New research from the University of Toronto gives insight into why low-income communities can breed strong entrepreneurship, but often lack the time and capital to make new, novel businesses sustainable.
A forthcoming paper by Laura Doering, an assistant professor of strategic management at the university's Rotman School of Management, attempts to parse two seemingly conflicting themes in entrepreneurship literature: that poverty has the ability to help market creativity, and that it has the power to do just the opposite.
By combining extensive survey data with on-the-ground interviews in Panama, Dr. Doering's research suggests that both these themes are at play – but at different stages of a novel product's life cycle. She found that, in the face of personal financial crises or a need to migrate elsewhere, people can be compelled to create novel business ideas, but have difficulty keeping them going long enough to sustainably profit.
The research indicates that poverty "limits entrepreneurs' capacity to profit from the creativity they bring to the marketplace," as creative ideas get stifled by a lack of funding and slow uptake by local consumers, who also tend to be poor, and reluctant to try new things. In clarifying the gap between two disparate schools of thought, Dr. Doering examines the reasons low-income entrepreneurs' prospects change over the course of business development, and offers an opportunity to governments and funding bodies in impoverished markets to create more effective policies and programs to support novel businesses.
"In an ideal world, I think it would be great if we could support low-income entrepreneurs in vetting and developing ideas, because so many are under this real-time economic crunch to get businesses started," she says of her research's implications. The paper will be published in Sociology of Development in the coming months.
Dr. Doering is perhaps uniquely equipped to examine low-income entrepreneurship. Literature on creativity in the marketplace, she says, is generally published in the management world; research on poverty and social constraints tends to fall into the realm of sociology. Coincidentally, she has a joint doctorate in both sociology and business administration. "Those two lines of research don't often connect with each other," she says.
She was in Panama on a Fulbright Scholarship in 2011 when she began interviewing local small-business owners. "The more I talked with people, the more I was puzzled by the fact that everyone seemed to be doing the same thing," she says. Over time, she realized that these entrepreneurs had started with more creative ventures, "but over time, had regressed back to the mean, and were doing what everyone around them was doing."

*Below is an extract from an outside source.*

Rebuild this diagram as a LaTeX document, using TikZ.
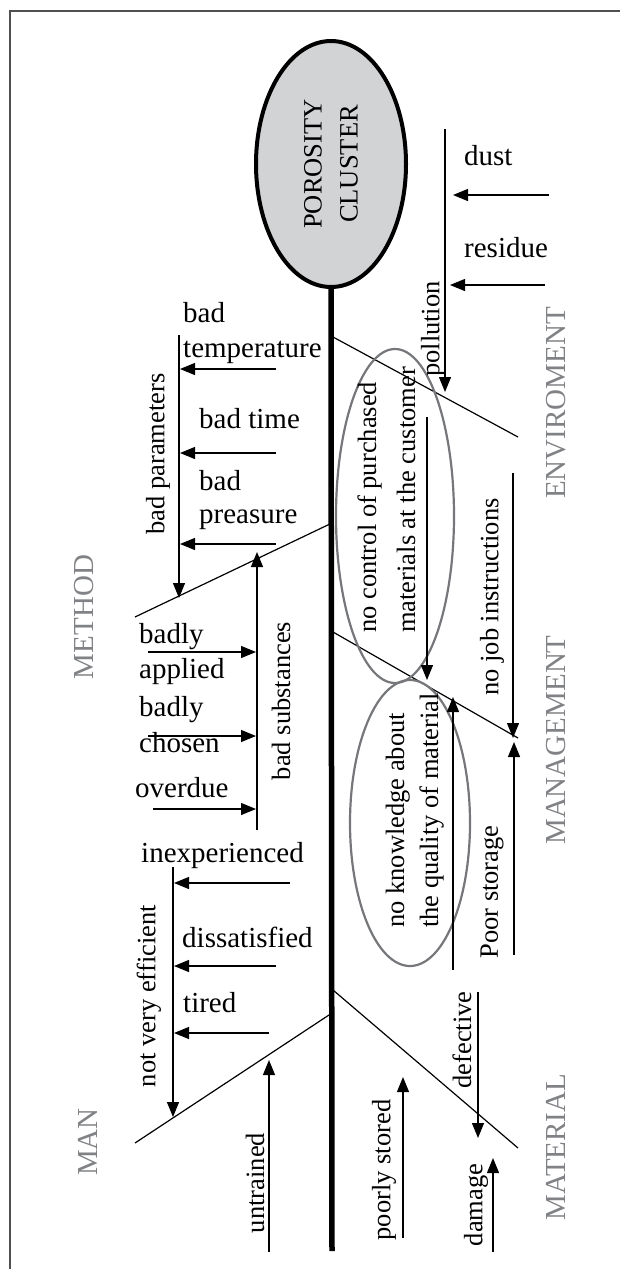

After interviewing 41 low-income entrepreneurs, she decided to compare that research with a 2009 survey of 2,000 Panamanian adults conducted for the Global Entrepreneurship Monitor. The survey offered her a national-level snapshot of the country's small-business world. It found that low-income individuals were regularly able to start novel businesses but weren't always able to follow through and establish them in the long-term.
The survey alone couldn't explain exactly how this happened. This is where Dr. Doering's qualitative interviews came into play, helping to clarify "the processes through which poverty facilitates and then constrains market creativity." Her interviews – with people whose businesses ranged from Internet cafes to organic agriculture consultancies – gave her a much better sense of why so many low-income Panamanians' endeavours failed to take off.
First, it turned out, there was a rush: The urgency to profit actually hindered the ability to profit. Since many businesses were started in the advent of personal financial strain, there was little time to vet the business models' sustainability. And there wasn't much access to capital to help out – Panama's financial system doesn't have the infrastructure to easily facilitate money transfers between friends and family, for instance.
Plus, "It takes a long time for consumers, poor consumers in particular, to be willing to try something different," Dr. Doering says. "One of the reasons why poor entrepreneurs weren't able to sustain the businesses they brought to market was because they didn't have the funds to keep the novel products around while consumers were becoming familiar with them."
According to Global Entrepreneurship Monitor figures cited in Dr. Doering's research, entrepreneurs account for 17 per cent of low-income persons in developing countries (versus 8 per cent in the developed world). The research, then, could create opportunities for many in the developing world.
One, she suggests, would be to provide cash grants, rather than loans, to entrepreneurs who are able to demonstrate their business is both novel and strong. And accompanying that, she says, countries such as Panama could develop targeted incubator or accelerator programs to help novel businesses become more sustainable.
"People can show they have the initial seeds of a good idea," she says, "then they could get the capital to start, and work with mentors and business development experts to help them refine that idea."